The auction house involved called the FBI, and U.S. officials proudly gave the typed manuscript to Buck's heirs, her seven adopted children. But at least two foundations with links to the Pulitzer and Nobel Prize winner, who died in 1973, now hope to share in the discovery.

And a legal brawl could be on tap after one of them -- a board of mostly elderly women that runs Buck's birthplace in West Virginia -- stepped forward in recent days to lay claim to the valuable papers.

The board maintains that Buck left all of her manuscripts to the birthplace in a 1970 legal document.

"She said her intent was to provide these as a source of funds if ever needed to maintain her mother's home," said lawyer Steve Hunter of Lewisburg, W.Va., who represents the Pearl S. Buck Birthplace in tiny Hillsboro. Pearl Comfort Sydenstricker was born on the West Virginia property on June 26, 1892.

The legal affidavit was signed and notarized on Oct. 15, 1970, and filed at the Pocahontas County Courthouse on March 21, 1973, two weeks after Buck died. In the document, Buck estimates the value of her collection of manuscripts at $650,000 to $1 million, although she calls them "priceless to me."

She lists scores of documents she was giving to the birthplace, including " 'The Good Earth' manuscript, the exact location of which is unknown."

"The Good Earth," Buck's most famous book, follows the life of a peasant farmer in pre-revolutionary China as he marries, accumulates wealth, and experiences both success and heartache. Buck, the daughter of Presbyterian missionaries, lived mostly in China through age 40.

The novel won the Pulitzer Prize in 1932 and helped earn Buck the Nobel Prize for Literature in 1938.

Hunter said he spoke with U.S. Attorney Patrick Meehan in Philadelphia late last month about the manuscript, only to learn that Meehan's office no longer had it. The FBI had recovered the well-kept 400-page manuscript in June, after the daughter of one of the author's former secretaries tried to put it up for auction.

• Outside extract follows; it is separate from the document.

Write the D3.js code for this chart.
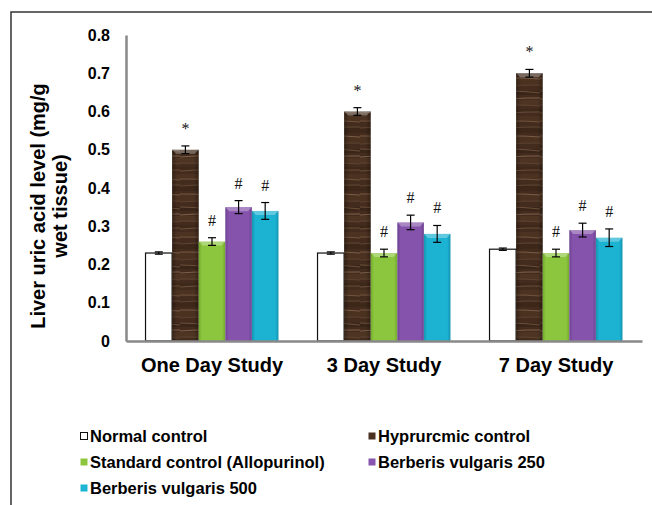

No charges were filed against the daughter.

"I suspect Ms. Buck knew where it was," said Hunter, who said his wife once served on the board of the birthplace. "[The secretary] had been with her a long time, and she didn't want to create a situation."

Pearl S. Buck International, a cultural nonprofit Buck founded at her farmhouse in Bucks County, Pa., also has an interest in the manuscript. The group had agreed with the heirs to display it for several months later this year while the children retained ownership, according to family lawyer Peter Hearn.

Hearn declined to comment Monday on the new development, as did Buck's son Edgar S. Walsh, the estate's administrator. Janet L. Mintzer, chief executive of Pearl S. Buck International, did not immediately return a telephone message Monday.